● **WHAT THE TASK ASKS**:
Review the material line by line. Identify and copy every line that contains the string "this".

● **PROVIDED DATA**:
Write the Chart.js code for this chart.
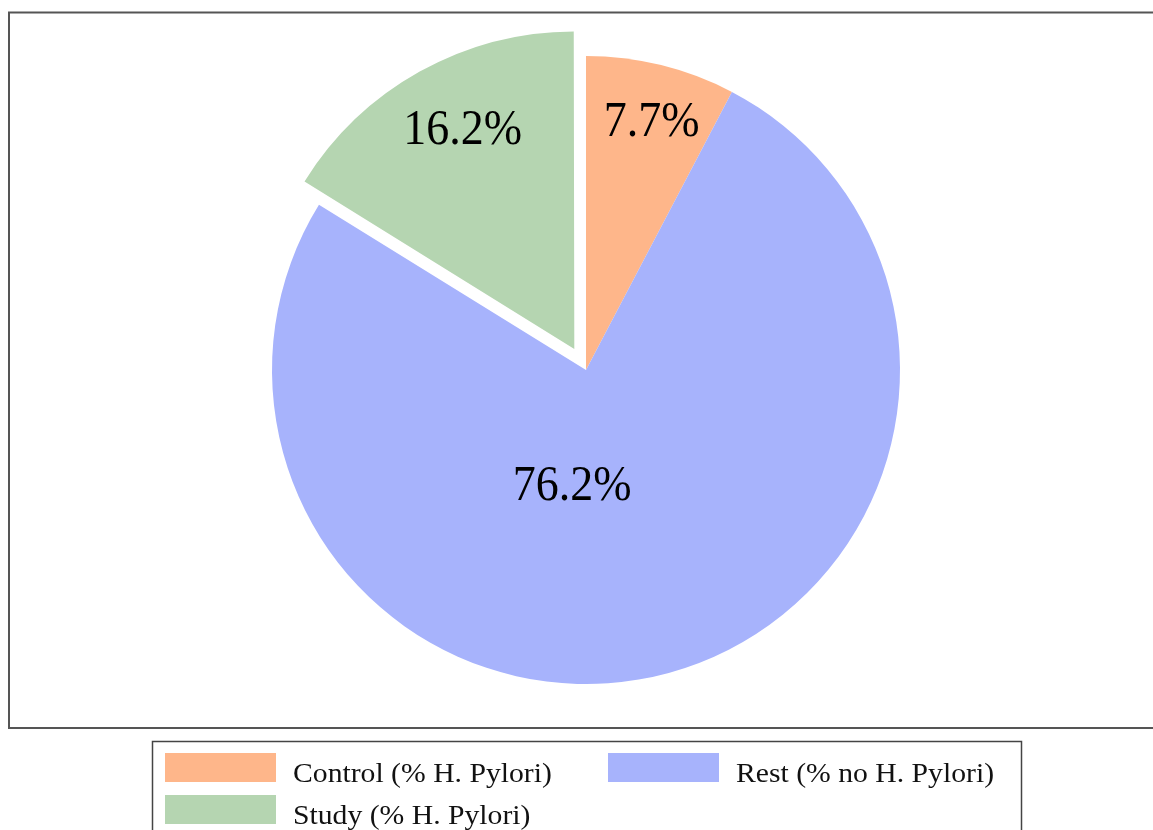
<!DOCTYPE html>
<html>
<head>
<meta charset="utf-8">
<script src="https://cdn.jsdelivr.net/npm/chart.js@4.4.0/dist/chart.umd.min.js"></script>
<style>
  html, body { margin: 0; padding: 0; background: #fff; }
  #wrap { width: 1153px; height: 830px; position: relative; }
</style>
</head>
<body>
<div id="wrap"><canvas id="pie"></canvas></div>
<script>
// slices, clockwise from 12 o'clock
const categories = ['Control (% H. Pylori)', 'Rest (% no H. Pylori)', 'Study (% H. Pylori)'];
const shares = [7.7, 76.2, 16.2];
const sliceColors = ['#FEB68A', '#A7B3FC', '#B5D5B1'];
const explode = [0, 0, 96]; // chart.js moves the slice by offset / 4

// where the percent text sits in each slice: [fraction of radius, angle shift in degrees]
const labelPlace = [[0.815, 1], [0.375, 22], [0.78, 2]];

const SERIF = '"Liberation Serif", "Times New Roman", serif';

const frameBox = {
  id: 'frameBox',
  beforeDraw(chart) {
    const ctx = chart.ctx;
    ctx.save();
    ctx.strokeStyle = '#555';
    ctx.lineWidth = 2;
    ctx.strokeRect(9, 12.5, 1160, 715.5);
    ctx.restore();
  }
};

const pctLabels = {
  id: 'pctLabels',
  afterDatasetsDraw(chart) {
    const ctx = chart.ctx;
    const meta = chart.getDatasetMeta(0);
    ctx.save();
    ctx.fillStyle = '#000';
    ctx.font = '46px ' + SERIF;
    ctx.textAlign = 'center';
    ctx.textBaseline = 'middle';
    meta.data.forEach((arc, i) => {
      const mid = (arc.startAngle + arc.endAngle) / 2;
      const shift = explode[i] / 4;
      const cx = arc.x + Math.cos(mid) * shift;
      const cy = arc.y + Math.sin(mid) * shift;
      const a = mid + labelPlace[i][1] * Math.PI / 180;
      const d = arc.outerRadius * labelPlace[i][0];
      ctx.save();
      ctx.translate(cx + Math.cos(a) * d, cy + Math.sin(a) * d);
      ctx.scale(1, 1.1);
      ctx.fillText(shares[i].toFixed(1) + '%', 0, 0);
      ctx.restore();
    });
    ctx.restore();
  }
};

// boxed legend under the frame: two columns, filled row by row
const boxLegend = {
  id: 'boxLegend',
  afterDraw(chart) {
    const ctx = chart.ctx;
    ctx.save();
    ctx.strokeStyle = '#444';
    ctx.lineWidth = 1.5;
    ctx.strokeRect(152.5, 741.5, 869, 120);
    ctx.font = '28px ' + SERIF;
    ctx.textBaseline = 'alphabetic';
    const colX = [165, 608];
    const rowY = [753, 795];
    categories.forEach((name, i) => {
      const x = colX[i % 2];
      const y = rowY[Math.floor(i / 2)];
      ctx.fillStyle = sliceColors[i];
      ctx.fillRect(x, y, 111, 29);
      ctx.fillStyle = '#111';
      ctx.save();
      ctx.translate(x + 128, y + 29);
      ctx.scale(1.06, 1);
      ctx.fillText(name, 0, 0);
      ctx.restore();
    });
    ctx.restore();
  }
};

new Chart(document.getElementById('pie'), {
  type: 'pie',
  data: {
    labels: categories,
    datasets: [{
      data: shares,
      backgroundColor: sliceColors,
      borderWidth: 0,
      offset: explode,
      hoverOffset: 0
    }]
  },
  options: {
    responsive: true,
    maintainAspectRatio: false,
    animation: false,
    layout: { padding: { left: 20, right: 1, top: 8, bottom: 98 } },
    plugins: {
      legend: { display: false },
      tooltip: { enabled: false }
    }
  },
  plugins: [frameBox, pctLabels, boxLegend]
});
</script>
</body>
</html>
==
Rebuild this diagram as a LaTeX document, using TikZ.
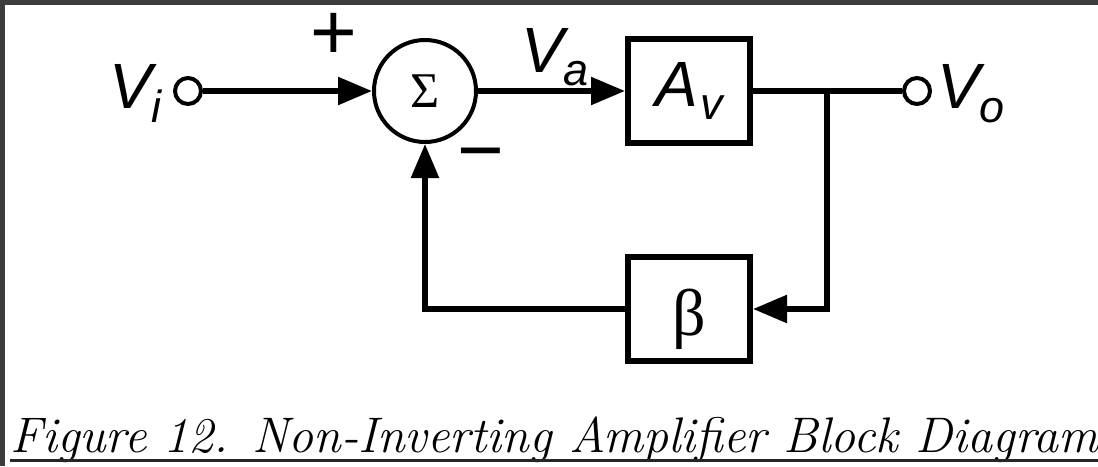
...
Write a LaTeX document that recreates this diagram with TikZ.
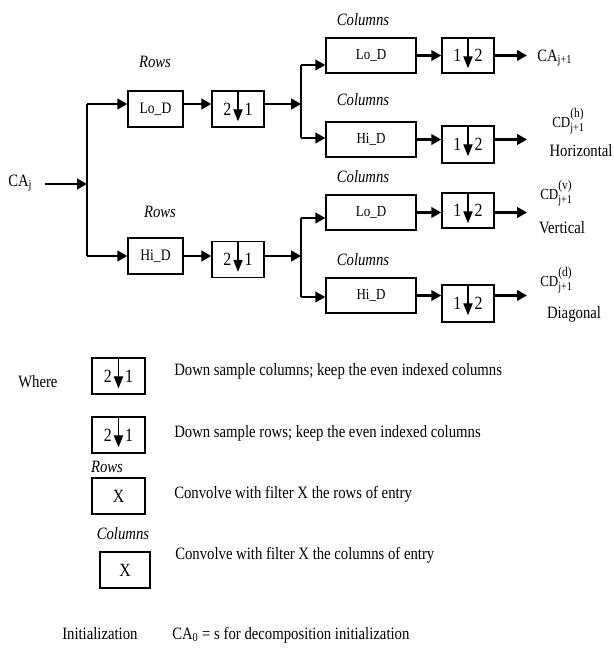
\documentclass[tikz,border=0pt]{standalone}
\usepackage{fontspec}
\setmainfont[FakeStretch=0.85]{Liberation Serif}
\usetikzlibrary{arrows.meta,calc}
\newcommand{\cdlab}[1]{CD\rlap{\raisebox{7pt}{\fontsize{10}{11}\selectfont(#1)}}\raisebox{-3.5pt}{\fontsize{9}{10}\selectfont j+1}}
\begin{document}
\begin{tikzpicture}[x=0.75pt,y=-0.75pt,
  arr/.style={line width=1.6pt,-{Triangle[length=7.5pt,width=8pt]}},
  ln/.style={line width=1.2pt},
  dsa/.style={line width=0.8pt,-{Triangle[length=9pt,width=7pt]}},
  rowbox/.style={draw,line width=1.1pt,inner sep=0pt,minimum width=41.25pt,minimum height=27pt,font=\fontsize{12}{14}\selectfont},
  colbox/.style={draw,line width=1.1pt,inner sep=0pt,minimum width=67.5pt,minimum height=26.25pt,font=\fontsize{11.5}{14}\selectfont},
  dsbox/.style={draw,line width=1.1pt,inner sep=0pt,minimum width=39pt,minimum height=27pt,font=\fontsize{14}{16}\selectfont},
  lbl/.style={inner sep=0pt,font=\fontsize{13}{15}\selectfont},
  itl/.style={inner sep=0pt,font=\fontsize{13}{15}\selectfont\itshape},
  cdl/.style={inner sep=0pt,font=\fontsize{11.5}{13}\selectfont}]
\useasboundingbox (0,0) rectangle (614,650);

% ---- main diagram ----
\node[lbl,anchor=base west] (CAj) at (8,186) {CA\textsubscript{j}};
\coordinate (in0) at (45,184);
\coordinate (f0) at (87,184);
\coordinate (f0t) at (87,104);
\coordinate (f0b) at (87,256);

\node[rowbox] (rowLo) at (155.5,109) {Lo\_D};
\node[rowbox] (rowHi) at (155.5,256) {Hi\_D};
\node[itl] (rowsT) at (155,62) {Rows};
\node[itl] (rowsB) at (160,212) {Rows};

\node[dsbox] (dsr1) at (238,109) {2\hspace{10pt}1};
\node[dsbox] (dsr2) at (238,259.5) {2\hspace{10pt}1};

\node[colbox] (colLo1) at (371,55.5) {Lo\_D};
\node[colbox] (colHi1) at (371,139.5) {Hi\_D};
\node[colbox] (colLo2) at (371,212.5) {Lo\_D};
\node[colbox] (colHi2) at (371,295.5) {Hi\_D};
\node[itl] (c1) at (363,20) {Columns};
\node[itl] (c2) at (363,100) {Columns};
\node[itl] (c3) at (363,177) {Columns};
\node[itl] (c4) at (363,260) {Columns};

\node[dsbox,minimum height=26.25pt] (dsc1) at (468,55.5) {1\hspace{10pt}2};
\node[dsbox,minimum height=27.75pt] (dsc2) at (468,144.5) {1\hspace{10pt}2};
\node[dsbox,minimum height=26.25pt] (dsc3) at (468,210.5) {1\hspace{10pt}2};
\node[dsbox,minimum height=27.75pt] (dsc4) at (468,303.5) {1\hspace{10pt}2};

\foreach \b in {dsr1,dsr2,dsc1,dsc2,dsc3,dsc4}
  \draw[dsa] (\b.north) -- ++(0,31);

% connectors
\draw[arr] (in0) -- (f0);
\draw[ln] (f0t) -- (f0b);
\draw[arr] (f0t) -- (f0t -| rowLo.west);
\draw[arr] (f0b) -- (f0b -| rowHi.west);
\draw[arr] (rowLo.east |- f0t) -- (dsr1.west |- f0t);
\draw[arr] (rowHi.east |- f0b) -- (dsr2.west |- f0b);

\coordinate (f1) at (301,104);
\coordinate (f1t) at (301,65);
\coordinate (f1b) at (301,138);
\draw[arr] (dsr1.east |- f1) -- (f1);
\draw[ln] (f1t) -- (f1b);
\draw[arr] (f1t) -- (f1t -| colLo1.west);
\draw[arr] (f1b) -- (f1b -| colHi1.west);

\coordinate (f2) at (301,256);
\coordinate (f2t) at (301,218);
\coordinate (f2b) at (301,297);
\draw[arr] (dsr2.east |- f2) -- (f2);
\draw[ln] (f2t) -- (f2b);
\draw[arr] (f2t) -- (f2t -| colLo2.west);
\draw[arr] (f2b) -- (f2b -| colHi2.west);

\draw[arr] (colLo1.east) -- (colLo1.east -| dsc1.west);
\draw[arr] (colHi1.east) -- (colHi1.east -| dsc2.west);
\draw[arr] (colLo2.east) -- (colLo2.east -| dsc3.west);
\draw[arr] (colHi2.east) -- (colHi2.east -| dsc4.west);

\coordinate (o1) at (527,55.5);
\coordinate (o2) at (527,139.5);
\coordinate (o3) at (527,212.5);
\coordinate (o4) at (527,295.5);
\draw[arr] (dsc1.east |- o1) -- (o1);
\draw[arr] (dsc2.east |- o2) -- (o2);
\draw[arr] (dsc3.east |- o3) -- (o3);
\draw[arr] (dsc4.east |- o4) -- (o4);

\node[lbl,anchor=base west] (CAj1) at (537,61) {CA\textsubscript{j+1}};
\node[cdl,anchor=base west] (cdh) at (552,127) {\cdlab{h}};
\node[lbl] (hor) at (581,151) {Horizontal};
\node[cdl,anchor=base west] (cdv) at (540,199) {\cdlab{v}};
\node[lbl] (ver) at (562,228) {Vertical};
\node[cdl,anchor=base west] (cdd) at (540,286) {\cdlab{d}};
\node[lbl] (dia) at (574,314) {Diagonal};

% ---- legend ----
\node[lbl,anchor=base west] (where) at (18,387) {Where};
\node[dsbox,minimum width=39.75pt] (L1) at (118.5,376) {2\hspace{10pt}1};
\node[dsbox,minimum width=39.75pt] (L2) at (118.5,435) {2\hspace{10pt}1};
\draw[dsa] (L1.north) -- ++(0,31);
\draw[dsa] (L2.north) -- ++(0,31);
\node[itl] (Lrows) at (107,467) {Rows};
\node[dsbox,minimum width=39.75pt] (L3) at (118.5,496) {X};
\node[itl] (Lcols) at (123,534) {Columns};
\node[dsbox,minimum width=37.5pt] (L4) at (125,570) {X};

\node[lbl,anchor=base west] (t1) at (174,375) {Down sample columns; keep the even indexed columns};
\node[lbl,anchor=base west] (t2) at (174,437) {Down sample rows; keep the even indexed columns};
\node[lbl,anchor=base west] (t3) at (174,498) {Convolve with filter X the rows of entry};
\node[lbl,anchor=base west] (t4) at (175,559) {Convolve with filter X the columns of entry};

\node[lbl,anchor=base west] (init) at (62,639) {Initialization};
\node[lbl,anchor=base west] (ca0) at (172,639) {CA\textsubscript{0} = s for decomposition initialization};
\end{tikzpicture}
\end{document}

● **ANSWER IN FULL**:
Write the Chart.js code for this chart.
Rebuild this diagram as a LaTeX document, using TikZ.
Write a LaTeX document that recreates this diagram with TikZ.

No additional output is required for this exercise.